In 1980, Ronald Reagan won the presidential election over Jimmy Carter in an unexpected landslide, and Carter conceded defeat hours before West Coast polls had entered primetime.
“There is some anecdotal evidence that early reporting of exit polls in 1980 kept people on the West Coast from voting,” said David Canon, professor of political science at UW.
Canon said media reports of projected election outcomes might have discouraged Floridians from voting in the 2000 election.
“I think that there is at least some evidence from the 2000 elections that people in the Florida panhandle who were in a different time zone than the rest of the state did not turn out because of the results from the Eastern Time Zone,” Canon said. “But a close race like that can actually boost turnout on the West Coast because people feel their vote matters and their state is more pivotal.”
Charles Jones, professor emeritus of political science for UW, questions whether the bill would have its desired effect.
“To what extent would a California voter say, ‘I will turn out or I won’t turn out, I’m waiting for the exit polls from Wisconsin?'” Jones said.

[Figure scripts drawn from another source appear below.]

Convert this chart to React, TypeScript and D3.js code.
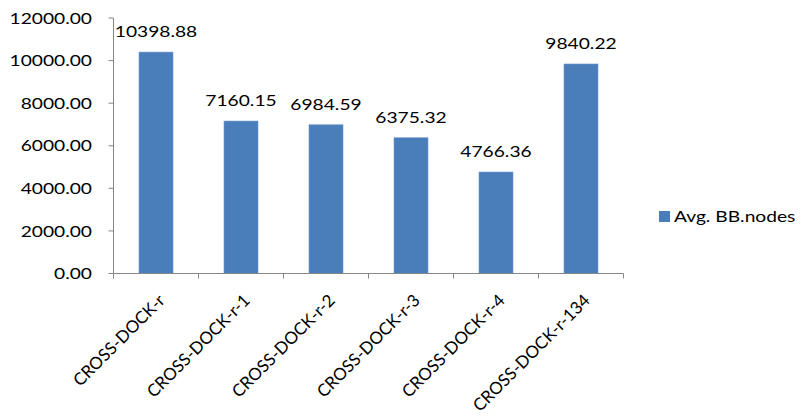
import React from "react";
import * as d3 from "d3";

const categories = ["CROSS-DOCK-r", "CROSS-DOCK-r-1", "CROSS-DOCK-r-2", "CROSS-DOCK-r-3", "CROSS-DOCK-r-4", "CROSS-DOCK-r-134"];
const values = [10398.88, 7160.15, 6984.59, 6375.32, 4766.36, 9840.22];
const yTicks = [0, 2000, 4000, 6000, 8000, 10000, 12000];
const seriesName = "Avg. BB.nodes";

const W = 801, H = 418;
const left = 113.5, right = 623.5, top = 18, bottom = 273.5;
const FONT = "Lato, 'Open Sans', sans-serif";
const FS = 16;
const SX = 1.2;
const BAR = "#4a7ebb";
const AXIS = "#868686";

export default function App() {
  const x = d3.scaleBand<string>().domain(categories).range([left, right]).paddingInner(0.6).paddingOuter(0.3);
  const xb = d3.scaleBand<string>().domain(categories).range([left, right]);
  const y = d3.scaleLinear().domain([0, 12000]).range([bottom, top]);
  return (
    <svg width={W} height={H} style={{ position: "absolute", left: 0, top: 0, background: "#fff" }} fontFamily={FONT}>
      {/* bars */}
      {categories.map((c, i) => (
        <rect key={c} x={x(c)} y={y(values[i])} width={x.bandwidth()} height={bottom - y(values[i])} fill={BAR} stroke="#6f98cc" strokeWidth={0.6} />
      ))}
      {/* data labels */}
      {categories.map((c, i) => (
        <text key={c} transform={`translate(${(x(c) as number) + x.bandwidth() / 2},${y(values[i]) - 15}) scale(${SX},1)`} textAnchor="middle" fontSize={FS} fill="#000">
          {values[i].toFixed(2)}
        </text>
      ))}
      {/* y axis */}
      <line x1={left} x2={left} y1={top} y2={bottom} stroke={AXIS} strokeWidth={1} />
      {yTicks.map((t) => (
        <g key={t}>
          <line x1={left - 5} x2={left} y1={y(t)} y2={y(t)} stroke={AXIS} />
          <text transform={`translate(92,${y(t)}) scale(${SX},1)`} dy="0.35em" textAnchor="end" fontSize={FS} fill="#000">
            {t.toFixed(2)}
          </text>
        </g>
      ))}
      {/* x axis */}
      <line x1={left} x2={right} y1={bottom} y2={bottom} stroke={AXIS} strokeWidth={1} />
      {categories.map((c) => (
        <line key={c} x1={(xb(c) as number)} x2={(xb(c) as number)} y1={bottom} y2={bottom + 5} stroke={AXIS} />
      ))}
      <line x1={right} x2={right} y1={bottom} y2={bottom + 5} stroke={AXIS} />
      {categories.map((c) => {
        const cx = (xb(c) as number) + xb.bandwidth() / 2 + 10;
        const cy = bottom + 28;
        return (
          <text key={c} transform={`translate(${cx},${cy}) rotate(-45)`} textAnchor="end" fontSize={17} fill="#000">
            {c}
          </text>
        );
      })}
      {/* legend */}
      <rect x={659} y={211} width={11} height={11} fill={BAR} />
      <text transform={`translate(674,222) scale(${SX},1)`} fontSize={FS} fill="#000">{seriesName}</text>
    </svg>
  );
}
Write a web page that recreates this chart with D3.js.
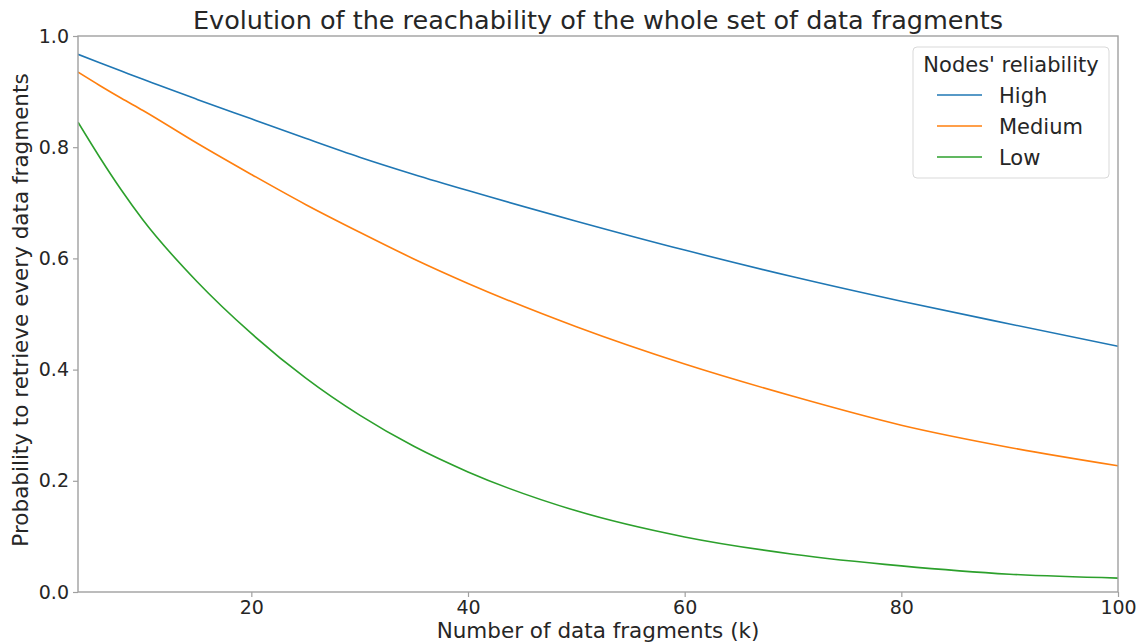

Ferree said the idea might be a necessary step to preserving the integrity of the election process.
“There is a concern that we don’t want anything interfering with the election process,” Ferree said. “So we tend to avoid both the reality and perception of outside things affecting voting.”
The Assembly is also considering a bill that would make Wisconsin’s presidential primary elections earlier. In the last few presidential elections, there has been a frontloading of states trying to make their primaries earlier to increase their importance in the selection of each political party’s final candidate and to draw in the money spent by the campaigns and ensuing media caravan.
Canon said no state would place their primary presidential elections ahead of Iowa or New Hampshire, who traditionally have the first primaries.